On the Russian side, Chuvashia Governor Oleg Nikolayev confirmed Cheboksary was attacked and reported three injuries, without specifying which buildings were hit. Independent Russian outlet Astra, citing videos posted by locals on social media, said it geolocated the strike to the Progress plant, providing a partial open-source corroboration of the target while leaving the extent of damage uncertain.

The technical and procurement significance centres on the Kometa antenna line. POLITICO reports that an upgraded Kometa version introduced in early 2025 incorporates anti-jamming elements that have reduced the effectiveness of existing Ukrainian electronic defences, forcing Ukrainian engineers to focus on spoofing and countermeasure development. If Progress production or testing capacity is degraded, the near-term effect would be to constrain the availability of a high-value electronic component rather than airframes, potentially imposing a bottleneck across multiple Russian drone and missile types that rely on that antenna family.

Flamingo FP-5 performance claims reported by POLITICO—up to a one-ton warhead, up to 3,000 km range, low-altitude flight—underscore Ukraine’s continued shift toward deep strike as industrial attrition. The report also notes this is the second successful strike on Progress in a little over a month, with an earlier May 5 hit on an administrative building followed by the installation of drone nets, suggesting a tightening defensive posture around the site.

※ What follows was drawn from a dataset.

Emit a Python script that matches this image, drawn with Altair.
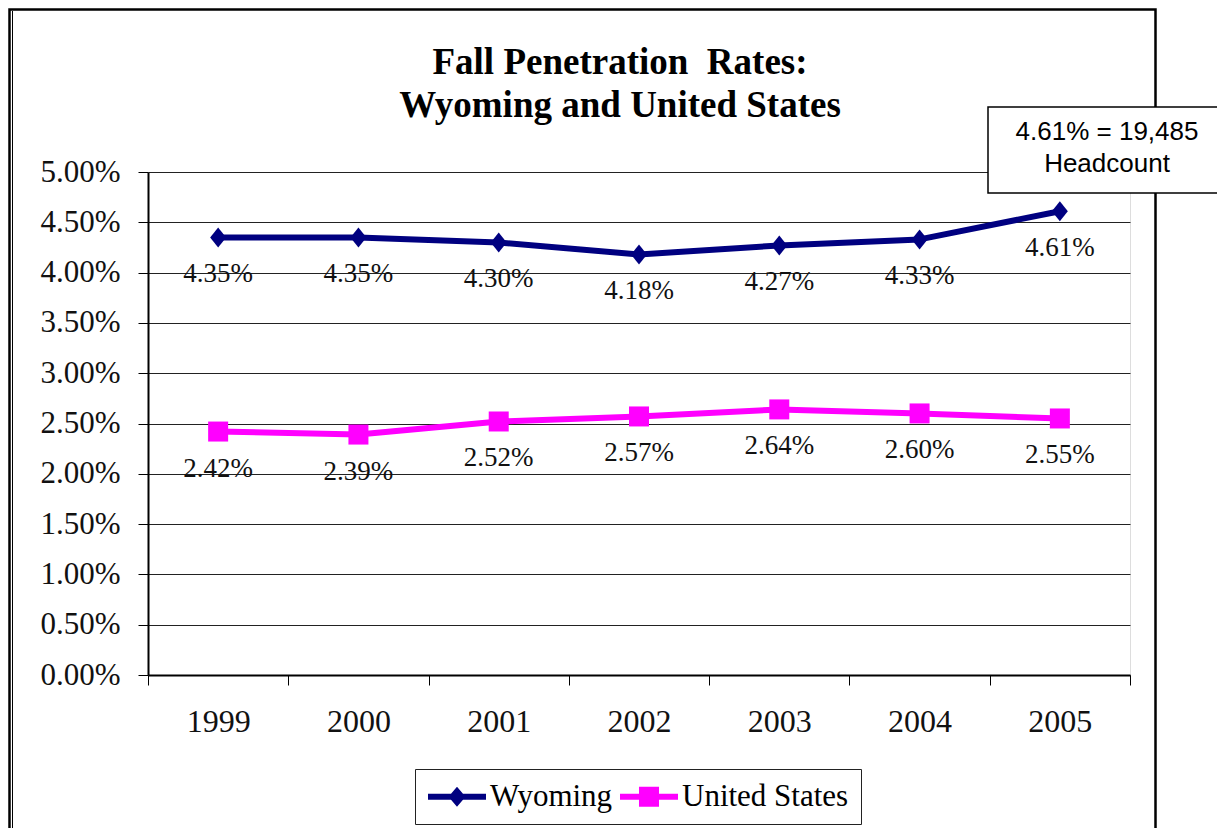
import altair as alt
import pandas as pd

# ---- data ----
years = ["1999", "2000", "2001", "2002", "2003", "2004", "2005"]
wyoming = [4.35, 4.35, 4.30, 4.18, 4.27, 4.33, 4.61]
united_states = [2.42, 2.39, 2.52, 2.57, 2.64, 2.60, 2.55]
series_names = ["Wyoming", "United States"]
series_colors = ["#000080", "#FF00FF"]
y_ticks = [0.0, 0.005, 0.01, 0.015, 0.02, 0.025, 0.03, 0.035, 0.04, 0.045, 0.05]
title_lines = ["Fall Penetration\u00a0 Rates:", "Wyoming and United States"]
note_lines = ["4.61% = 19,485", "Headcount"]

rows = []
for name, vals in zip(series_names, [wyoming, united_states]):
    for yr, v in zip(years, vals):
        rows.append({"year": yr, "series": name, "rate": v / 100.0})
df = pd.DataFrame(rows)

W, H = 982, 503
SERIF = "Liberation Serif"
SANS = "Liberation Sans"

x_enc = alt.X(
    "year:N", sort=years, bandPosition=0.5,
    scale=alt.Scale(type="band", paddingInner=0, paddingOuter=0),
    axis=alt.Axis(title=None, tickBand="extent", labelAngle=0, labelFont=SERIF,
                  labelFontSize=32, labelColor="#111", labelPadding=21, tickSize=10,
                  tickColor="black", tickWidth=1, domainColor="black", domainWidth=2,
                  grid=False),
)
y_enc = alt.Y(
    "rate:Q",
    scale=alt.Scale(domain=[0, 0.05], nice=False, zero=True),
    axis=alt.Axis(title=None, values=y_ticks, format=".2%", labelFont=SERIF,
                  labelFontSize=31, labelColor="#111", labelPadding=18, tickSize=10,
                  tickColor="black", tickWidth=1, domainColor="black", domainWidth=2,
                  grid=True, gridColor="#222", gridWidth=1),
)

diamond = "M0,-1L0.8,0L0,1L-0.8,0Z"
leg_wy = "M-1,-0.2L3,-0.2L3,0.2L-1,0.2Z M1,-0.69L1.59,0L1,0.69L0.41,0Z"
leg_us = "M-1,-0.2L3,-0.2L3,0.2L-1,0.2Z M0.31,-0.69L1.69,-0.69L1.69,0.69L0.31,0.69Z"

base = alt.Chart(df)

lines = base.mark_line(strokeWidth=6, strokeCap="round", strokeJoin="round").encode(
    x=x_enc, y=y_enc,
    stroke=alt.Stroke("series:N", scale=alt.Scale(domain=series_names, range=series_colors),
                      legend=None),
    detail="series:N",
)

points = base.mark_point(filled=True, opacity=1, size=400).encode(
    x=x_enc, y=y_enc,
    shape=alt.Shape("series:N", scale=alt.Scale(domain=series_names, range=[diamond, "square"]),
                    legend=None),
    color=alt.Color("series:N", scale=alt.Scale(domain=series_names, range=series_colors),
                    legend=None),
)


def make_legend():
    return alt.Legend(
        title=None, orient="none", legendX=267, legendY=597, direction="horizontal",
        labelFont=SERIF, labelFontSize=31, labelColor="black", labelLimit=400,
        labelOffset=32, symbolSize=841, symbolStrokeWidth=0, symbolOpacity=1,
        columnPadding=6, padding=12, strokeColor="#222", fillColor="white",
    )


legend_src = base.mark_point(filled=True, opacity=0, size=400).encode(
    x=x_enc, y=y_enc,
    shape=alt.Shape("series:N", scale=alt.Scale(domain=series_names, range=[leg_wy, leg_us]),
                    legend=make_legend()),
    color=alt.Color("series:N", scale=alt.Scale(domain=series_names, range=series_colors),
                    legend=make_legend()),
)

labels = base.mark_text(font=SERIF, fontSize=27, dy=37, baseline="middle",
                        align="center", color="#111").encode(
    x=x_enc, y=y_enc, text=alt.Text("rate:Q", format=".2%"),
)

one = pd.DataFrame({"k": [0]})

frame = alt.Chart(one).mark_rect(fillOpacity=0, stroke="black", strokeWidth=2.5).encode(
    x=alt.value(-138.5), x2=alt.value(1007.5), y=alt.value(-162.5), y2=alt.value(700)
)
inner = alt.Chart(one).mark_rule(stroke="black", strokeWidth=1).encode(
    x=alt.value(-135.5), y=alt.value(-161), y2=alt.value(700)
)
title = alt.Chart(one).mark_text(
    text=title_lines, font=SERIF, fontSize=37, fontWeight="bold", lineHeight=43,
    align="center", baseline="alphabetic", color="black"
).encode(x=alt.value(472), y=alt.value(-98.5))

note_box = alt.Chart(one).mark_rect(fill="white", stroke="black", strokeWidth=1.5).encode(
    x=alt.value(840), x2=alt.value(1075), y=alt.value(-65), y2=alt.value(21)
)
note_text = alt.Chart(one).mark_text(
    text=note_lines, font=SANS, fontSize=26, lineHeight=31.5,
    align="center", baseline="alphabetic", color="black"
).encode(x=alt.value(959), y=alt.value(-32))

chart = alt.layer(
    frame, inner, lines, points, legend_src, labels, title, note_box, note_text
).resolve_scale(
    shape="independent", color="independent"
).properties(
    width=W, height=H,
    padding={"left": 140, "top": 164, "right": 87, "bottom": 153},
    autosize=alt.AutoSizeParams(type="none"),
).configure_view(stroke="black", strokeWidth=2).configure(background="white")

chart.save("out.html", embed_options={"renderer": "svg", "actions": False})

For European defence officials and industry, the episode has three direct implications. First, it reinforces that the decisive contest in Ukraine increasingly turns on electronic subsystems (antennas, navigation resilience, anti-jam architectures) and the ability to disrupt their production. Second, it highlights that long-range strike capacity is now being used as a strategic tool against Russian defence-industrial nodes, a concept likely to shape European assessments of escalation management, air defence depth, and critical infrastructure protection. Third, Zelenskyy-linked messaging about EU loan-financed scaling of Flamingo inventories points to a growing nexus between European financial instruments and Ukraine’s strike-industrial base, with attendant questions around delivery timelines, production assurance, and end-use monitoring in a high-tempo environment.